ESEE 6 Review — The Ultimate Survival Knife? (2026)
The ESEE-6 is one of the most recognizable names in the American fixed-blade survival and bushcraft world. Made by ESEE Knives (formerly Rowen Manufacturing/RAT Cutlery, based in Idaho Falls, USA), it has built a reputation over roughly two decades as a no-nonsense, heavy-duty outdoor knife rather than a flashy tactical showpiece. This is an overview of what the ESEE-6 is and why it has earned its reputation, not a fabricated hands-on field test.
Full-Tang Construction
Like the rest of the ESEE lineup, the ESEE-6 is built from a single piece of steel that runs the entire length of the handle — full-tang construction. This is the standard for serious survival and bushcraft knives because it eliminates the weakest point on many folding or partial-tang designs: the joint where blade meets handle. A full-tang knife can be baton through wood, used to pry (within reason), and generally abused in the field with far less risk of the blade separating from the handle.
1095 High-Carbon Steel
The ESEE-6 uses 1095 high-carbon steel, a classic choice for hard-use outdoor knives. 1095 is known for being tough and impact-resistant, holding up well to batoning and chopping without chipping easily. It’s also relatively easy to sharpen in the field with basic tools, which matters if you’re relying on the knife away from civilization. The tradeoff is corrosion resistance: as a simple carbon steel, 1095 will rust if left wet or dirty, so it needs a light coat of oil and reasonably attentive maintenance. Most owners consider that a fair trade for the toughness and sharpenability it offers.

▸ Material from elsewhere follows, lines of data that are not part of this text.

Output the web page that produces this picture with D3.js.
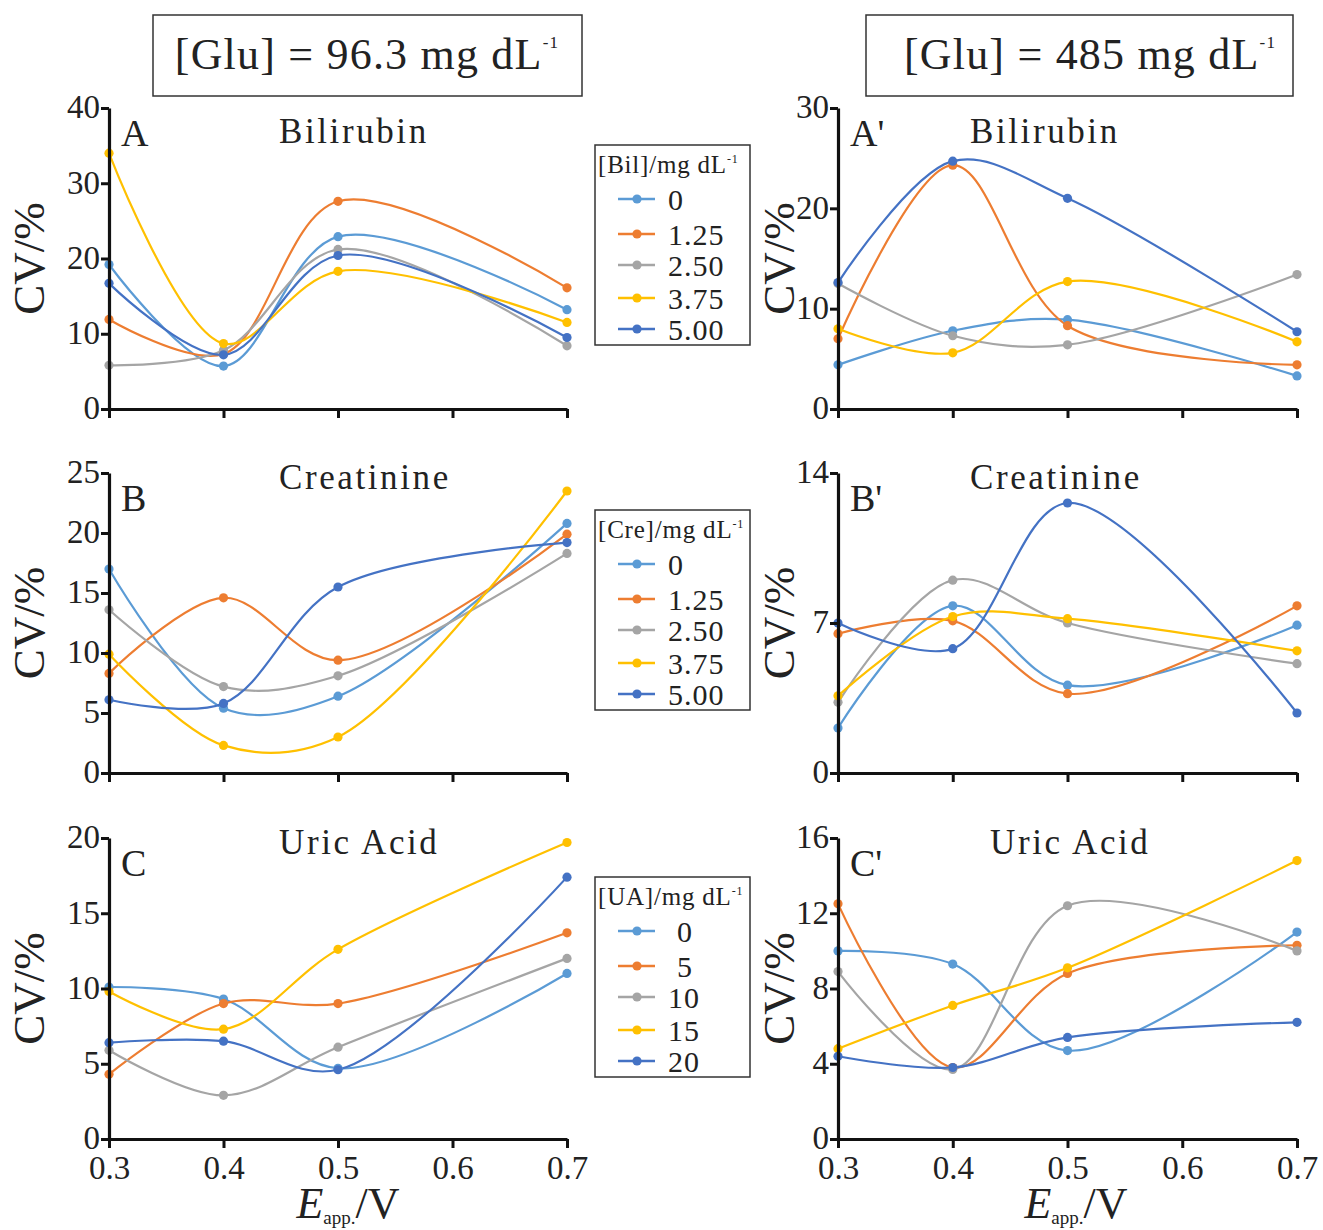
<!DOCTYPE html>
<html><head><meta charset="utf-8">
<script src="https://cdn.jsdelivr.net/npm/d3@7"></script>
<style>
html,body{margin:0;padding:0;background:#fff;}
svg{display:block;}
text{font-family:"Liberation Serif","Times New Roman",serif;fill:#222;}
</style></head>
<body>
<svg id="chart" width="1323" height="1230"></svg>
<script>
// ---------- data ----------
const xValues = [0.3, 0.4, 0.5, 0.7];
const xTicks = [0.3, 0.4, 0.5, 0.6, 0.7];
const seriesColors = ["#5B9BD5", "#ED7D31", "#A5A5A5", "#FFC000", "#4472C4"];

const bilLevels = ["0", "1.25", "2.50", "3.75", "5.00"];
const creLevels = ["0", "1.25", "2.50", "3.75", "5.00"];
const uaLevels = ["0", "5", "10", "15", "20"];

const bilLowCV = [[19.2, 5.7, 22.9, 13.2], [11.9, 7.3, 27.6, 16.1], [5.8, 7.8, 21.2, 8.4], [34.0, 8.7, 18.3, 11.5], [16.7, 7.2, 20.4, 9.5]];
const bilHighCV = [[4.4, 7.8, 8.9, 3.3], [7.0, 24.3, 8.3, 4.4], [12.5, 7.3, 6.4, 13.4], [8.0, 5.6, 12.7, 6.7], [12.6, 24.7, 21.0, 7.7]];
const creLowCV = [[17.0, 5.4, 6.4, 20.8], [8.3, 14.6, 9.4, 19.9], [13.6, 7.2, 8.1, 18.3], [9.9, 2.3, 3.0, 23.5], [6.1, 5.8, 15.5, 19.2]];
const creHighCV = [[2.1, 7.8, 4.1, 6.9], [6.5, 7.1, 3.7, 7.8], [3.3, 9.0, 7.0, 5.1], [3.6, 7.3, 7.2, 5.7], [7.0, 5.8, 12.6, 2.8]];
const uaLowCV = [[10.1, 9.3, 4.7, 11.0], [4.3, 9.0, 9.0, 13.7], [5.9, 2.9, 6.1, 12.0], [9.8, 7.3, 12.6, 19.7], [6.4, 6.5, 4.6, 17.4]];
const uaHighCV = [[10.0, 9.3, 4.7, 11.0], [12.5, 3.8, 8.8, 10.3], [8.9, 3.7, 12.4, 10.0], [4.8, 7.1, 9.1, 14.8], [4.4, 3.8, 5.4, 6.2]];

const yTicksA = [0, 10, 20, 30, 40];
const yTicksA2 = [0, 10, 20, 30];
const yTicksB = [0, 5, 10, 15, 20, 25];
const yTicksB2 = [0, 7, 14];
const yTicksC = [0, 5, 10, 15, 20];
const yTicksC2 = [0, 4, 8, 12, 16];

const panelLetters = ["A", "A'", "B", "B'", "C", "C'"];
const analyteNames = ["Bilirubin", "Creatinine", "Uric Acid"];
const legendTitles = ["[Bil]/mg dL", "[Cre]/mg dL", "[UA]/mg dL"];
const glucoseLabels = ["[Glu] = 96.3 mg dL", "[Glu] = 485 mg dL"];

// ---------- layout ----------
const svg = d3.select("#chart");
const colX = [[109, 567], [838, 1297]];
const rowY = [[409, 108], [773, 473], [1139, 838]];
const titleOffset = [35, 16, 16];
const titleX = [[279, 279, 279], [970, 970, 990]];

const panels = [
  {row: 0, col: 0, data: bilLowCV, ticks: yTicksA},
  {row: 0, col: 1, data: bilHighCV, ticks: yTicksA2},
  {row: 1, col: 0, data: creLowCV, ticks: yTicksB},
  {row: 1, col: 1, data: creHighCV, ticks: yTicksB2},
  {row: 2, col: 0, data: uaLowCV, ticks: yTicksC},
  {row: 2, col: 1, data: uaHighCV, ticks: yTicksC2}
];

// title boxes
const boxes = [[153, 15, 429, 81, 367], [866, 15, 427, 81, 1090]];
boxes.forEach((b, i) => {
  svg.append("rect").attr("x", b[0]).attr("y", b[1]).attr("width", b[2]).attr("height", b[3])
    .attr("fill", "none").attr("stroke", "#333").attr("stroke-width", 1.5);
  const t = svg.append("text").attr("x", b[4]).attr("y", 69).attr("text-anchor", "middle")
    .style("font-size", "44px").style("letter-spacing", "1.2px");
  t.append("tspan").text(glucoseLabels[i]);
  t.append("tspan").attr("dy", -21).style("font-size", "17px").text("-1");
});

panels.forEach((p, pi) => {
  const x = d3.scaleLinear().domain([0.3, 0.7]).range(colX[p.col]);
  const y = d3.scaleLinear().domain([0, d3.max(p.ticks)]).range(rowY[p.row]);
  const g = svg.append("g");

  // lines
  const line = d3.line().x((d, i) => x(xValues[i])).y(d => y(d)).curve(d3.curveCatmullRom.alpha(0.5));
  p.data.forEach((s, si) => {
    g.append("path").attr("d", line(s)).attr("fill", "none")
      .attr("stroke", seriesColors[si]).attr("stroke-width", 2.2);
  });
  p.data.forEach((s, si) => {
    g.selectAll(null).data(s).enter().append("circle")
      .attr("cx", (d, i) => x(xValues[i])).attr("cy", d => y(d)).attr("r", 4.6)
      .attr("fill", seriesColors[si]);
  });

  // axes
  const yAxis = d3.axisLeft(y).tickValues(p.ticks).tickSize(8).tickSizeOuter(0).tickPadding(1);
  const ya = g.append("g").attr("transform", `translate(${colX[p.col][0]},0)`).call(yAxis);
  const xAxis = d3.axisBottom(x).tickValues(xTicks).tickSize(9).tickSizeOuter(0).tickPadding(5)
    .tickFormat(p.row === 2 ? d3.format(".1f") : () => "");
  const xa = g.append("g").attr("transform", `translate(0,${rowY[p.row][0]})`).call(xAxis);
  [ya, xa].forEach(a => {
    a.attr("font-family", null);
    a.select(".domain").attr("stroke", "#111").attr("stroke-width", 3.2);
    a.selectAll(".tick line").attr("stroke", "#111").attr("stroke-width", 3);
    a.selectAll(".tick text").style("font-size", "33px").attr("fill", "#222")
      .style("font-family", '"Liberation Serif","Times New Roman",serif');
  });
  xa.selectAll(".tick text").attr("dy", "0.78em");
  ya.selectAll(".tick text").attr("dy", "0.3em");

  // y label
  const cy = (rowY[p.row][0] + rowY[p.row][1]) / 2;
  const lx = p.col === 0 ? 30 : 780;
  svg.append("text").attr("transform", `translate(${lx + 14},${cy}) rotate(-90)`)
    .attr("text-anchor", "middle").style("font-size", "45px").text("CV/%");

  // panel letter and title
  svg.append("text").attr("x", colX[p.col][0] + 12).attr("y", rowY[p.row][1] + 38)
    .style("font-size", "38px").text(panelLetters[pi]);
  svg.append("text").attr("x", titleX[p.col][p.row]).attr("y", rowY[p.row][1] + titleOffset[p.row])
    .style("font-size", "35px").style("letter-spacing", "2.6px")
    .text(analyteNames[p.row]);

  // x label
  if (p.row === 2) {
    const cx = p.col === 0 ? 348 : 1076;
    const t = svg.append("text").attr("x", cx).attr("y", 1218).attr("text-anchor", "middle").style("font-size", "44px");
    t.append("tspan").style("font-style", "italic").text("E");
    t.append("tspan").attr("dy", 6).style("font-size", "19px").text("app.");
    t.append("tspan").attr("dy", -6).text("/V");
  }
});

// legends
const legendLevels = [bilLevels, creLevels, uaLevels];
const legendTops = [145, 510, 877];
legendTops.forEach((top, li) => {
  const lg = svg.append("g").attr("transform", `translate(595,${top})`);
  lg.append("rect").attr("width", 155).attr("height", 200).attr("fill", "#fff")
    .attr("stroke", "#333").attr("stroke-width", 1.5);
  const tt = lg.append("text").attr("x", 3).attr("y", 28).style("font-size", "25px").style("letter-spacing", "0.8px");
  tt.append("tspan").text(legendTitles[li]);
  tt.append("tspan").attr("dy", -10).style("font-size", "12px").text("-1");
  const rowsY = [54, 89, 120, 153, 184];
  legendLevels[li].forEach((lab, k) => {
    lg.append("line").attr("x1", 23).attr("x2", 60).attr("y1", rowsY[k]).attr("y2", rowsY[k])
      .attr("stroke", seriesColors[k]).attr("stroke-width", 2.4);
    lg.append("circle").attr("cx", 42).attr("cy", rowsY[k]).attr("r", 4.6).attr("fill", seriesColors[k]);
    lg.append("text").attr("x", li === 2 && lab.length === 1 ? 82 : 73)
      .attr("y", rowsY[k] + 11).style("font-size", "30px").style("letter-spacing", "1px").text(lab);
  });
});
</script>
</body></html>
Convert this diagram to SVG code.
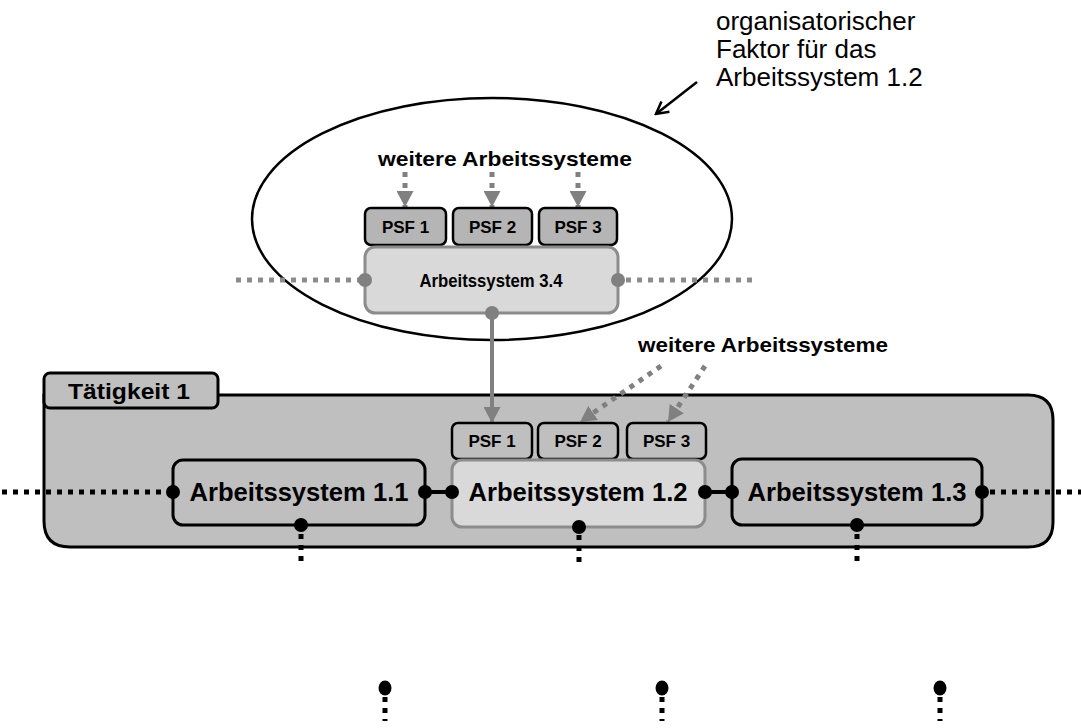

A Thick, Purpose-Built Blade
The ESEE-6 sits in the larger end of ESEE’s lineup — a mid-to-large fixed blade with notably thick stock behind the edge. That thickness is a deliberate design choice aimed at survival tasks: batoning through logs for firewood, digging, prying, and general hard use where a thinner, more delicate blade might flex or snap. It comes at some cost to fine slicing performance compared to a thinner-ground knife, but that’s the tradeoff ESEE designed for — a tool built to take abuse rather than a precision cutting instrument.
Handle Options and Ergonomics
ESEE typically offers the 6 with a choice of handle materials, most commonly canvas Micarta. Micarta is popular on hard-use knives because it stays grippy when wet, resists cracking, and ages well without much maintenance. The handle shape is generally straightforward and functional rather than heavily contoured, designed to work well with gloves on.
What It’s Actually Good For
The ESEE-6 is aimed squarely at bushcraft and survival use: batoning firewood, building shelter, and general camp chores. It’s not marketed as a tactical or self-defense knife, and it’s larger and heavier than most people want for everyday carry — more a bug-out-bag or truck-kit knife than a pocket companion.
ESEE’s Warranty Reputation
One of the most talked-about aspects of owning an ESEE knife isn’t the knife itself but the company’s warranty policy. ESEE has long been known in the knife community for a “no questions asked” replacement policy — if you break the knife through use (not abuse or loss), they’ll generally replace it. That reputation has made ESEE knives popular among people who genuinely intend to use their knives hard rather than keep them in a display case, and it’s a meaningful part of why the brand is trusted in the bushcraft and survival community.
Bottom Line
The ESEE-6 has earned its long-standing reputation the old-fashioned way: full-tang durability, a tough and field-sharpenable steel, sensible handle materials, and a manufacturer that stands behind its products. It won’t be the lightest knife in your pack, and 1095 steel demands basic rust care, but if you want a proven, American-made fixed blade built for real outdoor work rather than social media flash, the ESEE-6 remains one of the safer, more established choices in the category.